Their actions were strategically directed towards supporting an "armed struggle", primarily targeting Catalan nationalist and separatist organizations, as well as bookstores associated with these movements. Additionally, they singled out entities or individuals whom they saw as challenging or diverging from the established moral standards upheld by Catholic doctrine. This led them to focus their activities on venues promoting Catalan nationalism, such as independentist gatherings, along with establishments like sex shops, gay bars and saunas, and abortion clinics, which they vehemently opposed on moral grounds.

==History==
===1985–1986===

Milícia Catalana used as emblem the Bandera cruzada, an identical variant of the Estelada with the star being replaced by a cross potent. The flag was later used by the MPC.

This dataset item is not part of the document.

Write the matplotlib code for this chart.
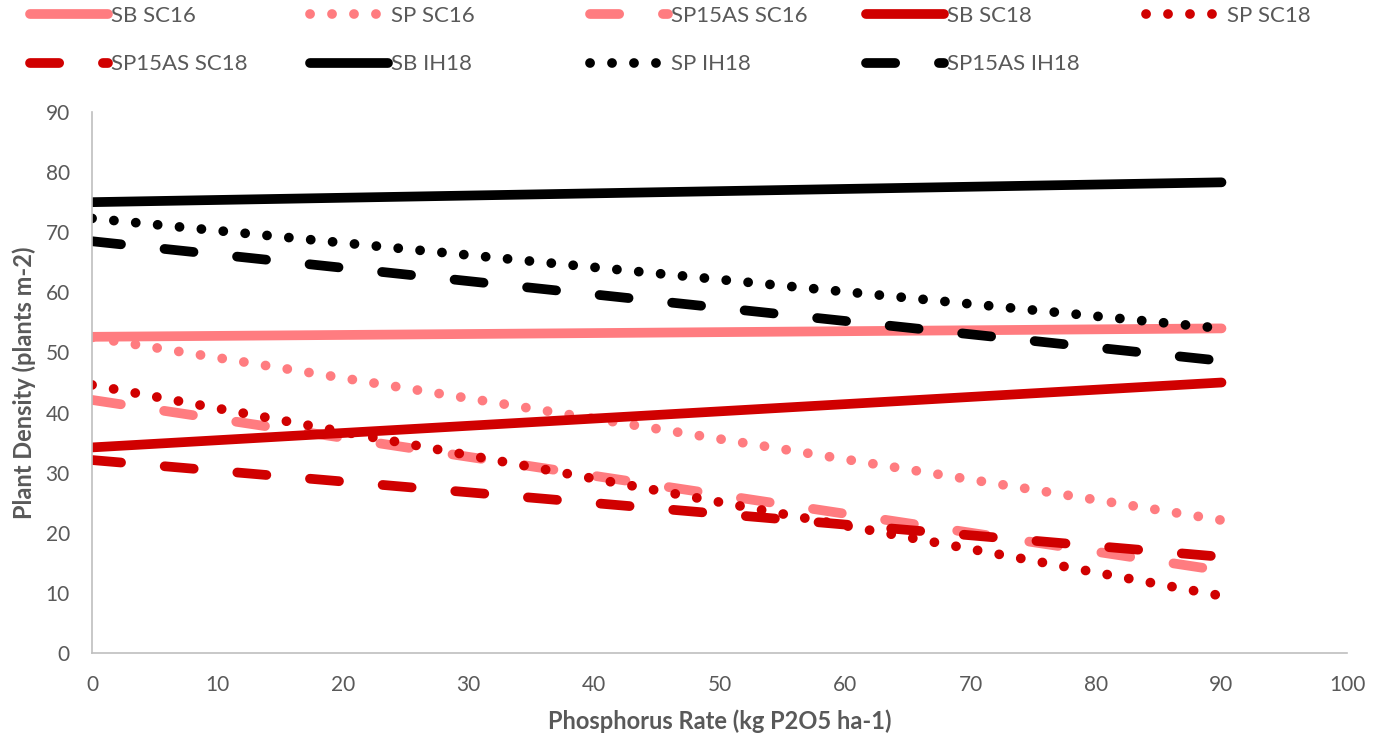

Milícia Catalana was founded on 24 August 1985 in Catalonia, with a founding group composed of Carlos Francisoud Araguas, Juan Carlos Criado Guasch, and Jorge Laborda Porta, among others. The organization emerged from local traditionalist Catholic circles in Barcelona, including individuals associated with the Parroquia de San Félix Africano, associated with the Lefebvrist movement, and the Hermandad Sacerdotal Española. Its precursor nucleus also included Catholics who mobilized against the screening of Hail Mary, a controversial film by Jean-Luc Godard that distorted and slandered themes of the Christian faith.

On 27 August 1985, three days after its founding, MC first came to public attention after a member left an explosive at the headquarters of the separatist group Crida a la Solidaritat in Barcelona. Subsequently, the group began a campaign of attacks in Barcelona directed against targets deemed as hostile to Catholic tradition, aswell as Catalonian separatists. On 5 September 1985, an explosive was planted at the Oasis sauna on Carrier Balmes, an attack that the group later claimed. Four days after, MC left a bomb in an erotic bookshop on Carrer de la Diputació, injuring the owner and an employee. The actions of Milícia Catalana continued during July 1986, as it carried a series of operations against bars, saunas and homosexual establishments in Barcelona during the earlier days of the month. By 14 July 1986, MC had a reported number of 15 attacks, with the last one being a Molotov cocktail attack against the Catalanist bookshop of Joan Ballester that same day.

On 17 July 1986, two members of Milícia Catalana, Juan Carlos Criado and Carlos Francisoud, executed a bombing at the Girona headquarters of the Moviment d'Esquerra Nacionalista (MEN), a far-left separatist organization. The bomb destroyed the MEN headquarters, but there were no fatalities or personal injuries. Criado was identified by three members of the Crida, who recognized him from the Crida attack in 1985. The perpetrators were later arrested after a pursuit, and the group’s first period of activites came to an end. During their detention, both members were totally cut off from communication, and on July 25, 1986, both Criado and Francisoud were imprisoned in Modelo prison and La Trinitat prison, respectively.